Pour ce qui concerne cet exemple de la ville neuve, c’est peut-être d’abord en prenant au sérieux la transformation des lieux, en ne se disant pas « c’était mieux avant » … ou encore « l’utopie a mal tourné ». En faisant confiance à ce qu’il y a là, aux habitants, à leurs corps, leurs voix, leurs mots. Peut-être surtout à ceux qui ne sont pas là depuis le début, qui sont arrivés là, par nécessité.
En gardant en tête que la ville neuve en s’ouvrant, en devenant un port de passage pour des populations de tous les continents, a déplacé son origine et son histoire. Son histoire et sa géographie.
Car nous ne pouvons plus dire aujourd’hui : cette ville neuve, elle vient de l’invention d’un socialisme municipal dans les années 60. Ou bien encore : c’est le fruit des politiques nationales de reconstruction, des trente glorieuses.
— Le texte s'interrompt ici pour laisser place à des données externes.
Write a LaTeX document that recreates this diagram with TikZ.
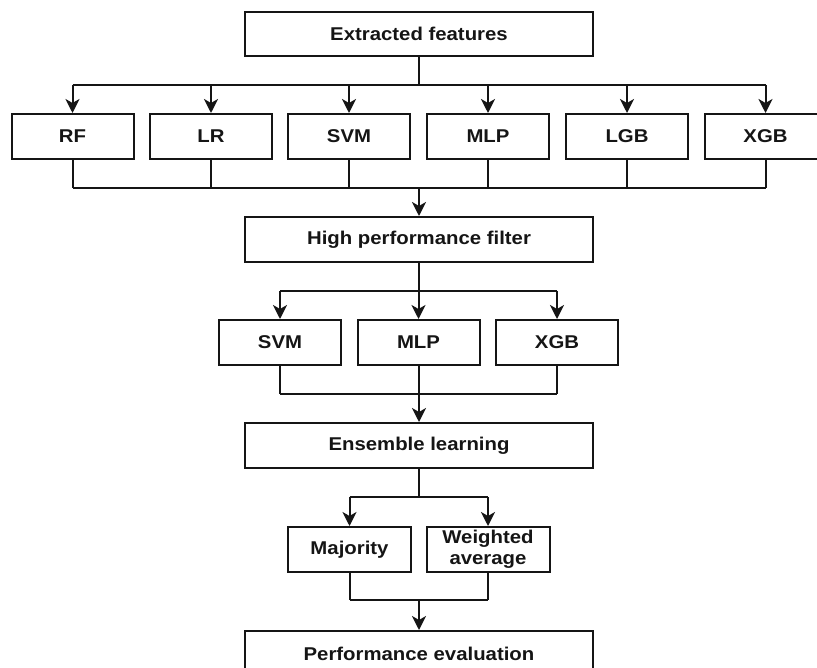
\documentclass[tikz,border=0pt]{standalone}
\usepackage{fontspec}
\setmainfont{Liberation Sans}[FakeStretch=1.1]
\usetikzlibrary{arrows.meta}
\definecolor{ink}{HTML}{151515}
\begin{document}
\begin{tikzpicture}[x=1pt,y=-1pt,
  box/.style={draw=ink, line width=2pt, inner sep=0pt, align=center,
    font=\fontsize{18.5}{20.7}\selectfont\bfseries, text=ink},
  wide/.style={box, minimum width=348pt, minimum height=44pt},
  small/.style={box, minimum width=122pt, minimum height=45pt},
  line/.style={draw=ink, line width=2pt},
  arr/.style={line, -{Stealth[length=14pt,width=14pt,inset=4pt]}}]
\useasboundingbox (0,0) rectangle (817,668);

% top
\node[wide] (ef) at (419,34) {Extracted features};
\node[small] (rf)  at (72.5,136.5) {RF};
\node[small] (lr)  at (211,136.5) {LR};
\node[small] (svm) at (349,136.5) {SVM};
\node[small] (mlp) at (488,136.5) {MLP};
\node[small] (lgb) at (627,136.5) {LGB};
\node[small] (xgb) at (765.5,136.5) {XGB};

\coordinate (s1) at (419,85);
\coordinate (m1) at (419,188);
\draw[line] (ef.south) -- (s1);
\draw[line] (s1 -| rf) -- (s1 -| xgb);
\foreach \n in {rf,lr,svm,mlp,lgb,xgb}{
  \draw[arr] (s1 -| \n) -- (\n.north);
  \draw[line] (\n.south) -- (m1 -| \n);
}
\draw[line] (m1 -| rf) -- (m1 -| xgb);

\node[wide, minimum height=45pt] (hpf) at (419,239.5) {High performance filter};
\draw[arr] (m1) -- (hpf.north);

% second row
\node[small] (svmb) at (280,342.5) {SVM};
\node[small] (mlpb) at (418.5,342.5) {MLP};
\node[small] (xgbb) at (557,342.5) {XGB};
\coordinate (s2) at (419,291);
\coordinate (m2) at (419,394);
\draw[line] (hpf.south) -- (s2);
\draw[line] (s2 -| svmb) -- (s2 -| xgbb);
\foreach \n in {svmb,mlpb,xgbb}{
  \draw[arr] (s2 -| \n) -- (\n.north);
  \draw[line] (\n.south) -- (m2 -| \n);
}
\draw[line] (m2 -| svmb) -- (m2 -| xgbb);

\node[wide, minimum height=45pt] (ens) at (419,445.5) {Ensemble learning};
\draw[arr] (m2) -- (ens.north);

% third row
\node[small, minimum width=123pt] (maj) at (349.5,549.5) {Majority};
\node[small, minimum width=123pt] (wav) at (488,549.5) {Weighted\\average};
\coordinate (s3) at (419,497);
\coordinate (m3) at (419,600);
\draw[line] (ens.south) -- (s3);
\draw[line] (s3 -| maj) -- (s3 -| wav);
\foreach \n in {maj,wav}{
  \draw[arr] (s3 -| \n) -- (\n.north);
  \draw[line] (\n.south) -- (m3 -| \n);
}
\draw[line] (m3 -| maj) -- (m3 -| wav);

\node[wide, minimum height=45pt] (perf) at (419,653.5) {Performance evaluation};
\draw[arr] (m3) -- (perf.north);
\end{tikzpicture}
\end{document}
Mais nous devons dire : ce quartier particulier, il vient aussi des conflits que la France mène en dehors de ses frontières, de l’immigration, il vient d’Afrique, d’Asie et d’Amérique Latine. Des empires coloniaux et de guerres d’indépendance. Il vient du commerce triangulaire et de l’esclavage. 1441 est son autre date d’origine.

Et puis, plus généralement, peut-être faut-il, se mettre soi aussi à creuser un trou. Quelque part. Comme les Tchétchènes on fait du parking un garage. Ou le père de famille kurde d’une plate-bande un jardin. Prendre exemple sur eux.

Creuser un trou, plutôt qu’aider à refermer ceux qui sont là. Calquer des gestes de travail qui n’existent pas encore, sur les gestes de travail existant chez ceux qui creusent. Imiter ceux qui inventent ces gestes qui leur sont propres, qui ne sont pas imposés par une puissance supérieure : commune ou État.
Et pour creuser suffisamment, peut-être le faire à deux. Deux pour pouvoir se relayer. Pour que l’un puisse partir, un jour ou deux, ou plus longtemps. Et qu’il reste toujours quelqu’un d’autre, sur place, pour maintenir dans le temps ce petit trou qui est creusé.